According to Beck, the pig and the pepper can go for as much as $1,000 each.
Among the most rabid hot sauce collectors is Vic Clinco, 50, manager at a food distributor in Phoenix. His collection is 8,400 bottles strong and includes offerings from around the world.
The man is so engaged to the peppery stuff that it seems to spike the very blood in his veins. “I would describe my interest in hot sauce as an obsession,” Clinco, who will be attending the expo, tells The Post. “In my teens something clicked where nothing was hot enough for me. Right now ghost-pepper sauce” — made from a pepper that once ranked as the hottest on Earth; that title is now held by the Carolina Reaper — “is my mellow, everyday go-to.”

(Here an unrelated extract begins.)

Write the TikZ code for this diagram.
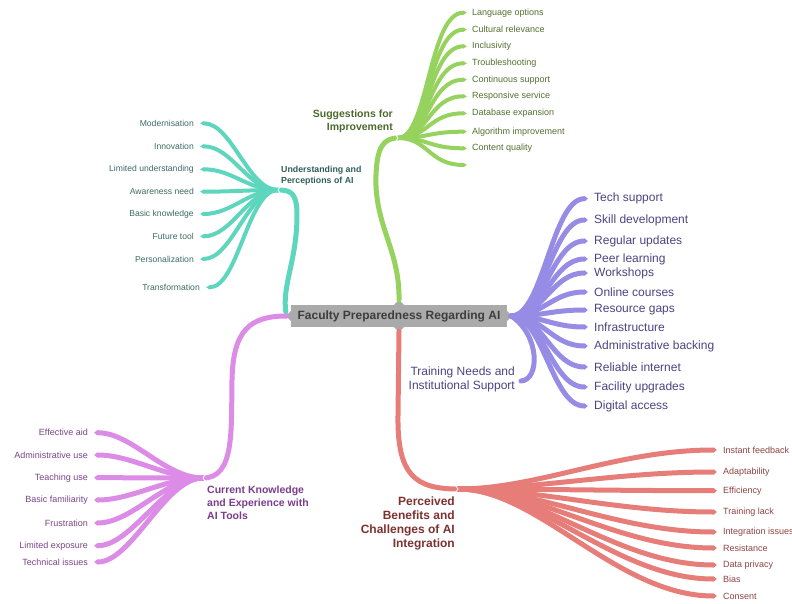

Underscoring the devotion: a ghost-pepper tattoo on his left forearm.
Clinco’s not a complete hot sauce elitist: His collection includes low-rent bottles, too, along with prototype potions, bottles signed by the makers and rarities from a lauded New Jersey-based hot sauce company known as Blair’s. “I have two of the bottles called Caldera and I’ve seen them selling for $2,400.” The sauce — which contains chili pepper crystals at least twice as hot as pepper spray — comes in a foot-tall bottle capped with a skull dipped in 24-karat gold. One is currently on eBay at the relative bargain price of $795.
For those seeking something even hotter — if less pricey — Blair’s also puts out its appropriately named 16 Million Reserve. The impact of ingestion can be seen on YouTube where a knucklehead is shown downing a few specks and becoming unable to speak or stop himself from spitting up. It can be yours for just $545.